Rétrospective Emil Filla,  photo: CTK
C'est probablement l'exposition pragoise d'Edvard Munch en 1905 qui a ouvert les yeux à Emil Filla, à cette époque-là étudiant de l'Académie des Beaux-Arts à Prague, et l'a propulsé vers l'art moderne. Il est l'un des premiers artistes tchèques à comprendre l'importance fondamentale de l'oeuvre d'Honoré Daumier et de celle de Pablo Picasso et ne tarde pas à en tirer les conséquences. Il adopte le concept du cubisme et le développera à sa façon pendant quatre décennies. Il donne une multitude d'oeuvres qui formeront le noyau de la collection d'art moderne de la Galerie nationale de Prague. Malgré sa position incontestable dans les arts plastiques tchèques, Emil Filla ne verra jamais sa rétrospective qui ne sera organisée que 54 ans après sa mort. Le commissaire de l'exposition Tomas Vlcek cherche une explication :

« Toute une série de mythes ont vu le jour selon lesquels que Filla aurait été un épigone de Picasso, ce qui n'est pas du tout vrai. Cependant, cela empêchait le grand public dans une certaine mesure d'accepter l'art d'Emil Filla. Depuis ce temps-là notre attitude vis-à-vis du cubisme a beaucoup évolué. »

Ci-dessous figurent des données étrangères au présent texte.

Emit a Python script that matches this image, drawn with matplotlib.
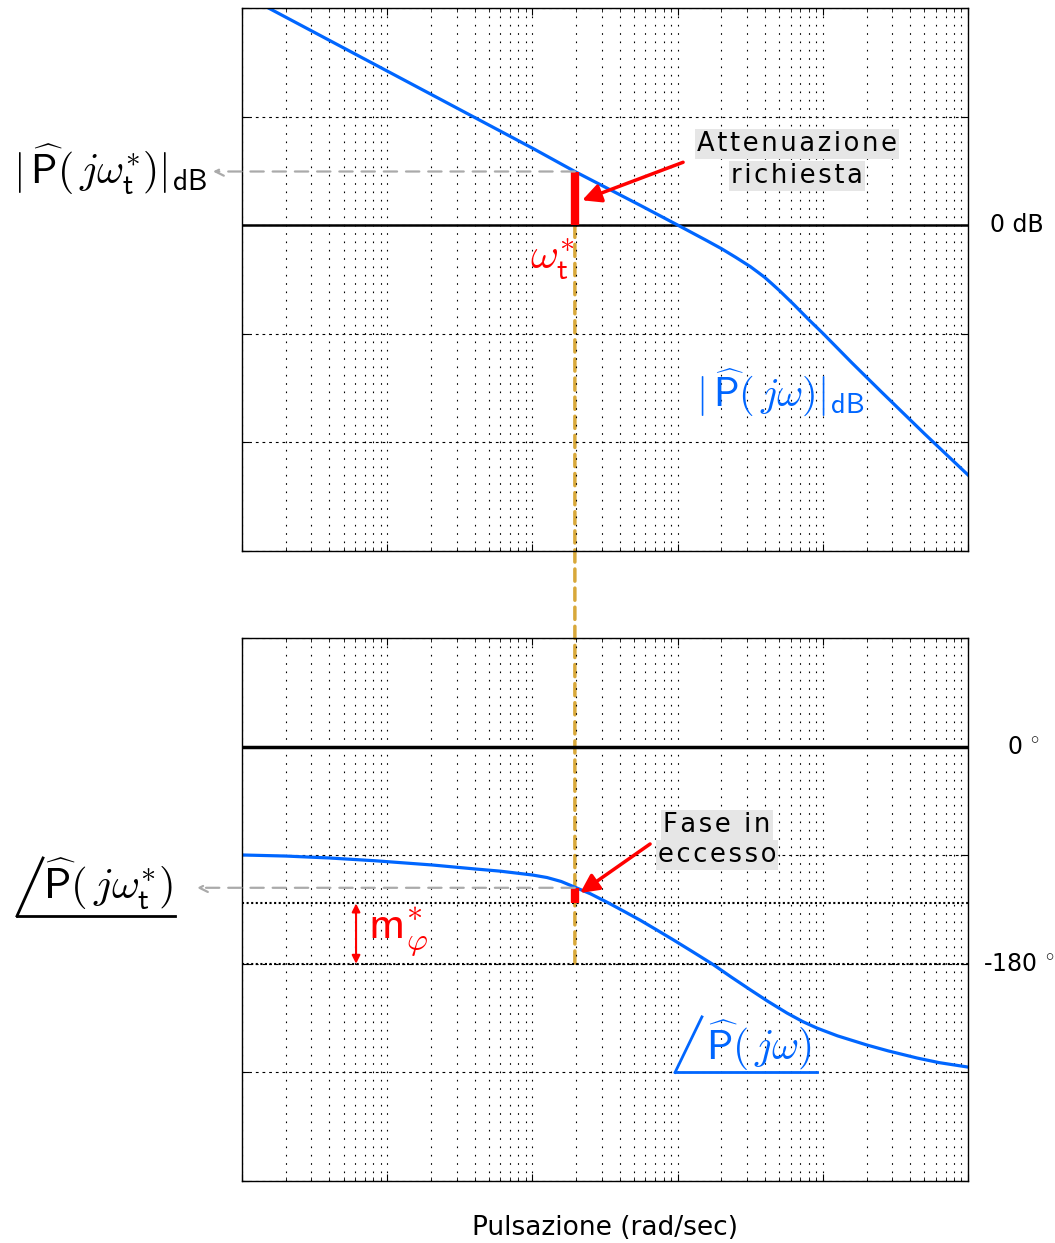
import numpy as np
import matplotlib
matplotlib.use("Agg")
import matplotlib.pyplot as plt
from matplotlib.patches import ConnectionPatch
from matplotlib.lines import Line2D

plt.rcParams['mathtext.fontset'] = 'cm'
plt.rcParams['font.family'] = ['DejaVu Sans']

# magnitude curve (rad/sec, dB)
w_mag = [0.01, 0.1, 1.0, 1.96, 5.5, 9.9, 15.8, 20.0, 25.1, 31.6, 35.5, 39.8, 44.7, 50.1,
         63.1, 79.4, 100, 158, 251, 501, 1000]
mag_db = [42.6, 28.4, 14.2, 9.9, 3.7, 0.1, -2.8, -4.3, -5.9, -7.6, -8.6, -9.6, -10.8, -12.0,
          -14.6, -17.3, -19.9, -25.3, -30.6, -38.4, -46.0]

# phase curve (rad/sec, deg)
w_ph = [0.01, 0.02, 0.04, 0.0824, 0.204, 0.403, 0.598, 1.0, 1.26, 1.58, 1.96, 2.51, 3.27,
        4.27, 5.51, 7.08, 9.29, 12.6, 17.5, 23.4, 31.6, 41.7, 56.6, 72.4, 91.2, 126, 201,
        282, 446, 631, 1000]
ph_deg = [-89.8, -90.7, -92.3, -94.6, -98.1, -101.4, -103.2, -106.4, -108.5, -111.8, -116.5,
          -122.0, -129.0, -136.5, -143.8, -151.5, -160.0, -169.8, -180.5, -191.0, -201.5,
          -211.0, -220.8, -227.8, -233.3, -239.7, -247.3, -252.2, -258.1, -261.9, -265.6]

w_t = 1.96        # omega*_t
mag_t = 9.9       # |P(j w_t)| dB
ph_t = -117.0     # phase at w_t
ph_req = -130     # -180 + m_phi

mag_ticks = [-60, -40, -20, 0, 20, 40]
ph_ticks = [-360, -270, -180, -90, 0, 90]

blue = '#0066ff'
gold = '#d8a83a'
gray = '#aaaaaa'
red = '#ff0000'

fig = plt.figure(figsize=(10.55, 12.43), dpi=100)
ax1 = fig.add_axes([0.2294, 0.5567, 0.6882, 0.4368])
ax2 = fig.add_axes([0.2294, 0.0499, 0.6882, 0.4368])


def style(ax, ticks):
    ax.set_xscale('log')
    ax.set_xlim(0.01, 1000)
    ax.set_ylim(ticks[0], ticks[-1])
    ax.set_yticks(ticks)
    ax.grid(True, which='both', axis='x', color='k', lw=0.8, ls=(0, (1.5, 6)))
    ax.grid(True, which='major', axis='y', color='k', lw=0.8, ls=(0, (2.5, 3.5)))
    ax.tick_params(which='both', direction='in', top=True, right=True,
                   labelbottom=False, labelleft=False)
    ax.tick_params(which='major', length=5)
    ax.tick_params(which='minor', length=3)
    for s in ax.spines.values():
        s.set_linewidth(1.0)
    ax.set_facecolor('none')
    ax.set_zorder(2)


style(ax1, mag_ticks)
style(ax2, ph_ticks)


def spaced(s):
    return '\u200a'.join(s)


box = dict(facecolor='#e6e6e6', edgecolor='none', pad=1.5)

# magnitude panel
ax1.axhline(0, color='k', lw=1.8)
ax1.plot(w_mag, mag_db, color=blue, lw=2.3)
ax1.plot([w_t, w_t], [0, mag_t], color=red, lw=6, solid_capstyle='butt')
ax1.annotate('', xy=(-0.04, mag_t), xycoords=('axes fraction', 'data'),
             xytext=(w_t, mag_t), textcoords='data',
             arrowprops=dict(arrowstyle='->', color=gray, ls=(0, (6, 4)), lw=1.6,
                             shrinkA=0, shrinkB=0, mutation_scale=15))
ax1.annotate('', xy=(2.2, 4.6), xytext=(10.9, 11.6),
             arrowprops=dict(arrowstyle='-|>', color=red, lw=2.5, mutation_scale=28,
                             shrinkA=0, shrinkB=0))
ax1.text(0.764, 0.749, spaced('Attenuazione'), transform=ax1.transAxes, ha='center',
         va='center', fontsize=18.5, bbox=box)
ax1.text(0.764, 0.690, spaced('richiesta'), transform=ax1.transAxes, ha='center',
         va='center', fontsize=18.5, bbox=box)
ax1.text(0.428, 0.538, r'$\omega^{*}_{\mathsf{t}}$', transform=ax1.transAxes, color=red,
         ha='center', va='center', fontsize=31)
ax1.text(0.741, 0.291, r'$|\,\widehat{\mathsf{P}}(\,j\omega)|_{\mathsf{dB}}$',
         transform=ax1.transAxes, color=blue, ha='center', va='center', fontsize=29)
ax1.text(1.0675, 0.6, '0 dB', transform=ax1.transAxes, ha='center', va='center', fontsize=17)

# phase panel
ax2.axhline(0, color='k', lw=2.5)
ax2.axhline(ph_req, color='k', lw=1.5, ls=(0, (1, 1.2)))
ax2.axhline(-180, color='k', lw=1.5, ls=(0, (1, 1.2)))
ax2.plot(w_ph, ph_deg, color=blue, lw=2.3)
ax2.plot([w_t, w_t], [ph_req, ph_t], color=red, lw=6, solid_capstyle='butt')
ax2.annotate('', xy=(-0.062, ph_t), xycoords=('axes fraction', 'data'),
             xytext=(w_t, ph_t), textcoords='data',
             arrowprops=dict(arrowstyle='->', color=gray, ls=(0, (6, 4)), lw=1.6,
                             shrinkA=0, shrinkB=0, mutation_scale=15))
ax2.annotate('', xy=(2.13, -121.3), xytext=(6.46, -80.7),
             arrowprops=dict(arrowstyle='-|>', color=red, lw=2.5, mutation_scale=28,
                             shrinkA=0, shrinkB=0))
ax2.annotate('', xy=(0.061, -180), xytext=(0.061, ph_req),
             arrowprops=dict(arrowstyle='<|-|>', color=red, lw=1.5, mutation_scale=12,
                             shrinkA=0, shrinkB=0))
ax2.text(0.1736, 0.462, r'$\mathsf{m}^{*}_{\varphi}$', transform=ax2.transAxes, color=red,
         ha='left', va='center', fontsize=33)
ax2.text(0.654, 0.656, spaced('Fase in'), transform=ax2.transAxes, ha='center',
         va='center', fontsize=18.5, bbox=box)
ax2.text(0.654, 0.600, spaced('eccesso'), transform=ax2.transAxes, ha='center',
         va='center', fontsize=18.5, bbox=box)
ax2.text(36.5, -248, r'$\widehat{\mathsf{P}}(\,j\omega)$', color=blue, ha='center',
         va='center', fontsize=30)
ax2.plot([9.6, 14.7], [-270, -224], color=blue, lw=2, clip_on=False)
ax2.plot([9.6, 91.2], [-270, -270], color=blue, lw=2, clip_on=False)
ax2.text(1.0537, 0.80, r'0 $^{\circ}$', transform=ax2.transAxes, ha='left', va='center',
         fontsize=17)
ax2.text(1.0207, 0.40, r'-180 $^{\circ}$', transform=ax2.transAxes, ha='left', va='center',
         fontsize=17)

# gold dashed line across both panels
con = ConnectionPatch(xyA=(w_t, 0), coordsA=ax1.transData, xyB=(w_t, -180),
                      coordsB=ax2.transData, color=gold, lw=2.5, ls=(0, (3.5, 2)), zorder=1)
fig.add_artist(con)

# left labels
fig.text(110 / 1055, 1 - 170 / 1243,
         r'$|\,\widehat{\mathsf{P}}(\,j\omega^{*}_{\mathsf{t}})|_{\mathsf{dB}}$',
         ha='center', va='center', fontsize=30)
fig.text(108 / 1055, 1 - 884 / 1243, r'$\widehat{\mathsf{P}}(\,j\omega^{*}_{\mathsf{t}})$',
         ha='center', va='center', fontsize=31)
fig.add_artist(Line2D([17 / 1055, 43 / 1055], [1 - 916 / 1243, 1 - 858 / 1243],
                      transform=fig.transFigure, color='k', lw=2))
fig.add_artist(Line2D([17 / 1055, 175 / 1055], [1 - 916 / 1243, 1 - 916 / 1243],
                      transform=fig.transFigure, color='k', lw=2))

fig.text(605 / 1055, 1 - 1228 / 1243, 'Pulsazione (rad/sec)', ha='center', va='center',
         fontsize=19)

fig.savefig('out.png', dpi=100)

Dans les années 1920 et 1930 Emil Filla devient la figure de proue des arts plastiques tchèques. Il poursuit l'expérience cubiste et ses oeuvres, tableaux et statues, atteignent une rare expressivité. Bien qu'il n'entretienne pas de contacts avec Picasso, il est évident qu'il développe d'une façon créatrice l'oeuvre de l'auteur de Guernica. Tomas Vlcek insiste sur cette contribution créatrice que Filla a apportée au cubisme de Picasso :

« Emil Filla a prouvé dans le milieu tchèque que le cubisme était un véritable tournant. Evidemment, c'était le cubisme de Picasso. Evidemment, Filla est un continuateur de l'oeuvre de Picasso, un artiste qui développait les possibilités du cubisme à l'instar, par exemple, de Georges Braques. Mais il abordait le cubisme avec beaucoup plus d'invention. Tandis que Braques se limitait à une attitude adoptant la méthode de la belle peinture, Filla entrait littéralement en lutte avec cette problématique. Peintre profondément instinctif, il était capable, grâce à son bagage théorique et à sa culture, de se corriger, de suivre de grands objectifs. Il menait un dialogue avec le fond même de la problématique cubiste, le rapport entre la surface et l'espace, un dialogue qui visait à la révision et la réouverture de la problématique de l'art moderne d'une façon beaucoup plus large que celle dont ses contemporains étaient capables. »

La rétrospective dans le manège du Château de Prague réunit près du tiers de l'oeuvre peinte d'Emil Filla. Elle sera ouverte jusqu au 31 octobre et sera ensuite transférée à Olomouc en Moravie.